DIRECTIONS FOR THIS TASK:
Copy exactly the lines from the one containing "Reproduce this chart with Chart.js." through the one containing "const patterns = [rpPattern, nrpPattern];", both included, and nothing else.

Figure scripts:
******************************
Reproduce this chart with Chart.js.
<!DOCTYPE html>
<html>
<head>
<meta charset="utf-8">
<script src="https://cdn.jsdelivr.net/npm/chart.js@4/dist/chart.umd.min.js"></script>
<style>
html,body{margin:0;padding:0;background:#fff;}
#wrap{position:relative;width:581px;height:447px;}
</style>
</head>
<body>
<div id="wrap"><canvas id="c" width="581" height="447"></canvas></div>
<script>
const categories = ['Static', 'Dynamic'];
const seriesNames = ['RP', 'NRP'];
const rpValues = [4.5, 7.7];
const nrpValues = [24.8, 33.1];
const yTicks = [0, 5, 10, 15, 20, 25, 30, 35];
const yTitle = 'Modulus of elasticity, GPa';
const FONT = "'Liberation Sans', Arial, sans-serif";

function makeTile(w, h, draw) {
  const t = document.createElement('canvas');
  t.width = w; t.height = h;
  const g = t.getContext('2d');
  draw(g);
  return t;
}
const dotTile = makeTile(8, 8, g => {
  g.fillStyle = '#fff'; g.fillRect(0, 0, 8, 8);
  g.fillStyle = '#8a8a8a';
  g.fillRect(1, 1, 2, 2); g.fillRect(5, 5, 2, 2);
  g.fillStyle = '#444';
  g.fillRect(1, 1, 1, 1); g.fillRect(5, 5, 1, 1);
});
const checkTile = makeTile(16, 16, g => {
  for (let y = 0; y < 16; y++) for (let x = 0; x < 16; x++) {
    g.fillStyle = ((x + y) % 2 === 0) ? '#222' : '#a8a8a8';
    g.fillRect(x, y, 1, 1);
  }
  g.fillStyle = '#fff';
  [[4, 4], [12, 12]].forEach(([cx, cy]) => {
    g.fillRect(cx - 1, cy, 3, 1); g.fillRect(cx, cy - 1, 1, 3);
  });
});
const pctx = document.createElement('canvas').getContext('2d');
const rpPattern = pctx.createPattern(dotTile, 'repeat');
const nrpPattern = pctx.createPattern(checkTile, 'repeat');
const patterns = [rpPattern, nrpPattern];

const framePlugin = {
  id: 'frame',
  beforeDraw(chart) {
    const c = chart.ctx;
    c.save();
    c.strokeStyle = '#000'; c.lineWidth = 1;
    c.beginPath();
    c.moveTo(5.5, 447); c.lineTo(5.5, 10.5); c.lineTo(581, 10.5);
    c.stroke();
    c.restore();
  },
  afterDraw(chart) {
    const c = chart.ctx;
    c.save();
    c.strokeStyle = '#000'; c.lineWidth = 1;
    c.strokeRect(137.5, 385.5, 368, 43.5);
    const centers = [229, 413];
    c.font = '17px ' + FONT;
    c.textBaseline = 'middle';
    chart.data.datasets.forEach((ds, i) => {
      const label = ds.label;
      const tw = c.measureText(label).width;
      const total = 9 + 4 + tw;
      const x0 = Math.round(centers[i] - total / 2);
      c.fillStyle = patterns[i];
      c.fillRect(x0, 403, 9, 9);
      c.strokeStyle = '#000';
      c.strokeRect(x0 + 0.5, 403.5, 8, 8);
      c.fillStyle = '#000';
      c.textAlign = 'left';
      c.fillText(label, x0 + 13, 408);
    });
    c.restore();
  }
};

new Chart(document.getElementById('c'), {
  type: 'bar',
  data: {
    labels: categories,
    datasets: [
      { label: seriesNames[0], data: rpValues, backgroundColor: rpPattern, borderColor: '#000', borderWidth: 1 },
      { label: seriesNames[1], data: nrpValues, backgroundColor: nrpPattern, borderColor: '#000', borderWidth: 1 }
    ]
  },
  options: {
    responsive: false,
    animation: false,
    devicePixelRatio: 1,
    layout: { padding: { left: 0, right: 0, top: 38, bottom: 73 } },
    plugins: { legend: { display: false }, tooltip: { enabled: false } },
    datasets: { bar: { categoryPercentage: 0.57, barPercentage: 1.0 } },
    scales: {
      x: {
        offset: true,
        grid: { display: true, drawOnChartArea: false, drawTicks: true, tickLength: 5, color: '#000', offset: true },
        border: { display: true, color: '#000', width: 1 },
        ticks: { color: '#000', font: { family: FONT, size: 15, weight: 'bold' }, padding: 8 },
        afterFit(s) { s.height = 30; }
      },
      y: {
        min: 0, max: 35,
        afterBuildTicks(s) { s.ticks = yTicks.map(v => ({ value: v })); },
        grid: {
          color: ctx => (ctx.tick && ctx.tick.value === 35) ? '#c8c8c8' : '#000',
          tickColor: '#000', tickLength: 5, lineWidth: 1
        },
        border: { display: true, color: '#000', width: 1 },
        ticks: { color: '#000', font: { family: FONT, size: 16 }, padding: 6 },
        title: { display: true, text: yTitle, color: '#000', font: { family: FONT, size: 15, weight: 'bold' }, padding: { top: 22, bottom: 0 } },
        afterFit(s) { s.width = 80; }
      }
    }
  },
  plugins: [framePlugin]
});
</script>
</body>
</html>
******************************
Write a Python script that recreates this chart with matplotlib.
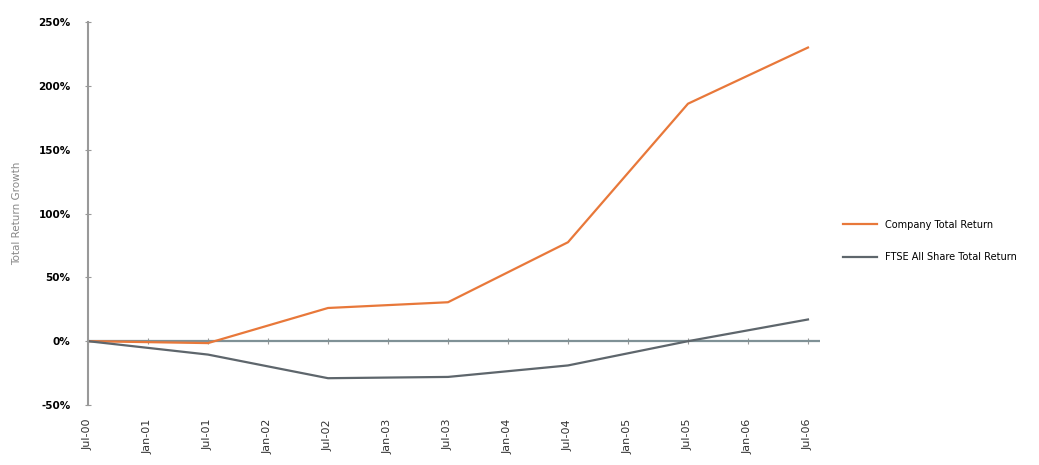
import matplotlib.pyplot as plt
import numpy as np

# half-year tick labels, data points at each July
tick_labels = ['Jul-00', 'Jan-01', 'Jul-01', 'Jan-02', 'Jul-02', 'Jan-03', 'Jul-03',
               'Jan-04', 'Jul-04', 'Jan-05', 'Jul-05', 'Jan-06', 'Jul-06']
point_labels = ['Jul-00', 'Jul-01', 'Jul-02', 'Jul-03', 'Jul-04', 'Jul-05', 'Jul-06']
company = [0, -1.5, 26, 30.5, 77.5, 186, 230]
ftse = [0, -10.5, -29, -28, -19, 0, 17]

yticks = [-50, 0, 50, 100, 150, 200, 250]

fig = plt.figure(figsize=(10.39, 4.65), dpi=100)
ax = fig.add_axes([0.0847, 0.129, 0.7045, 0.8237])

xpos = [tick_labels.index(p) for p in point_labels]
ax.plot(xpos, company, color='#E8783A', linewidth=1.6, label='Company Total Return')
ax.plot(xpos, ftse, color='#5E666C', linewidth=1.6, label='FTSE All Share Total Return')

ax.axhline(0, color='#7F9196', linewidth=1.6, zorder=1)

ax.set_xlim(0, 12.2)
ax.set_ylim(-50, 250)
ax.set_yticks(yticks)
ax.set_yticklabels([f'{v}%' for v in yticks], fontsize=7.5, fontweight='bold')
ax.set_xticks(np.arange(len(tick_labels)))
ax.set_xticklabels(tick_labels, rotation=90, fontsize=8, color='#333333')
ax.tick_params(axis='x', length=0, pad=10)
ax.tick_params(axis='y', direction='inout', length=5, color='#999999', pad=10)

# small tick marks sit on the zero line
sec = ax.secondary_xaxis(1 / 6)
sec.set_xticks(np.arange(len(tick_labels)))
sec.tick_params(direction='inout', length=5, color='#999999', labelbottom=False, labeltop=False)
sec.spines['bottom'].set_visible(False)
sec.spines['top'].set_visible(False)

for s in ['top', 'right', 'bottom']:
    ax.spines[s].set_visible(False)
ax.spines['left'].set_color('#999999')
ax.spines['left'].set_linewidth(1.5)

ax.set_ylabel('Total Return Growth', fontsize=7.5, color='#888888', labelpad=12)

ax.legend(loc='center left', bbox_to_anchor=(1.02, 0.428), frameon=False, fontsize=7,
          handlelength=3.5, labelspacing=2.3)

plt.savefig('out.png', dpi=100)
******************************
THE SOLUTION:
Reproduce this chart with Chart.js.
<!DOCTYPE html>
<html>
<head>
<meta charset="utf-8">
<script src="https://cdn.jsdelivr.net/npm/chart.js@4/dist/chart.umd.min.js"></script>
<style>
html,body{margin:0;padding:0;background:#fff;}
#wrap{position:relative;width:581px;height:447px;}
</style>
</head>
<body>
<div id="wrap"><canvas id="c" width="581" height="447"></canvas></div>
<script>
const categories = ['Static', 'Dynamic'];
const seriesNames = ['RP', 'NRP'];
const rpValues = [4.5, 7.7];
const nrpValues = [24.8, 33.1];
const yTicks = [0, 5, 10, 15, 20, 25, 30, 35];
const yTitle = 'Modulus of elasticity, GPa';
const FONT = "'Liberation Sans', Arial, sans-serif";

function makeTile(w, h, draw) {
  const t = document.createElement('canvas');
  t.width = w; t.height = h;
  const g = t.getContext('2d');
  draw(g);
  return t;
}
const dotTile = makeTile(8, 8, g => {
  g.fillStyle = '#fff'; g.fillRect(0, 0, 8, 8);
  g.fillStyle = '#8a8a8a';
  g.fillRect(1, 1, 2, 2); g.fillRect(5, 5, 2, 2);
  g.fillStyle = '#444';
  g.fillRect(1, 1, 1, 1); g.fillRect(5, 5, 1, 1);
});
const checkTile = makeTile(16, 16, g => {
  for (let y = 0; y < 16; y++) for (let x = 0; x < 16; x++) {
    g.fillStyle = ((x + y) % 2 === 0) ? '#222' : '#a8a8a8';
    g.fillRect(x, y, 1, 1);
  }
  g.fillStyle = '#fff';
  [[4, 4], [12, 12]].forEach(([cx, cy]) => {
    g.fillRect(cx - 1, cy, 3, 1); g.fillRect(cx, cy - 1, 1, 3);
  });
});
const pctx = document.createElement('canvas').getContext('2d');
const rpPattern = pctx.createPattern(dotTile, 'repeat');
const nrpPattern = pctx.createPattern(checkTile, 'repeat');
const patterns = [rpPattern, nrpPattern];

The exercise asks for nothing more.